Laziness seems to be my first nature these days. Failing an exam can really kill my enthusiasm to study at all. Well, or at least to study all day. Few hours are enough. And tomorrow I will try and learn most of it.
We did celebrate Valentine's Day a bit earlier with pizza and the final of X factor. I love how he waits for me to turn my attention to the TV, so he can kiss me and look at me without me noticing as much. And how he was standing, so the TV won't lose the channel. How can I not want to dance on that song, you silly?
Just for the record, it's my damn life. No one gets to judge me. I've been in hell and back enough times and I will do whatever feels right. I can spend my life drawing lines and saying I shouldn't do this and I shouldn't do that, but I'd rather regret doing things than not doing them, so here we are.

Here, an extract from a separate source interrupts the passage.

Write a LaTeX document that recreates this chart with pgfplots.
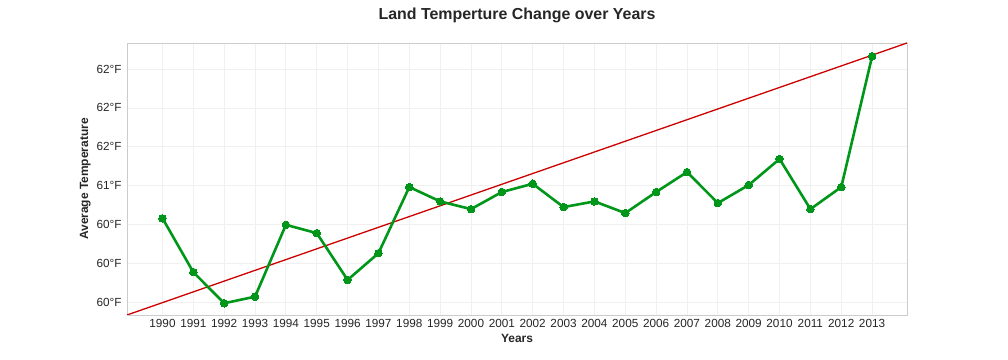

It's slowly getting better. The war is far from over but I was born to survive and fight, so I'm still doing so and being a hero. Tomorrow is just another fight. Or two, if I decide to travel back home. I'll have to eventually, so it might as well be tomorrow, right?! I can't put my whole life on a hold-up and wait for another panic attack to strike. Especially since they can appear even out of the blue with no apparent reason. 
Обичам да ми звъни, когато вече му се е доспало и да ми мърка, а вместо чао да ми каже мяу. Колекционирам си щастие в малки дози и си се пристрастявам както винаги. И утре ще бъда герой, надявам се. Странно е. През последните шест месеца ми се налагаше да бъда герой по цял ден, а не го осъзнавах. Когато го осъзнаваш и е избор става по-сложно. Но пък искам да бъда герой. Искам да не стоя тихо и кротко, искам да бъда навън. Искам света! 
Weird thing is, now that I know I can decide whether or not to be a hero I can find excuses for everything because I'm scared of everything. But I don't want to be. I just need to lower the pressure and to remember that I'm choosing to be a hero and that it's my choice. Well, it isn't really. If I'm not a hero, I'll never get out of bed. And I got too many things I want to do. Plus, I'm not a quitter. I'm a survivor and I was born to do it.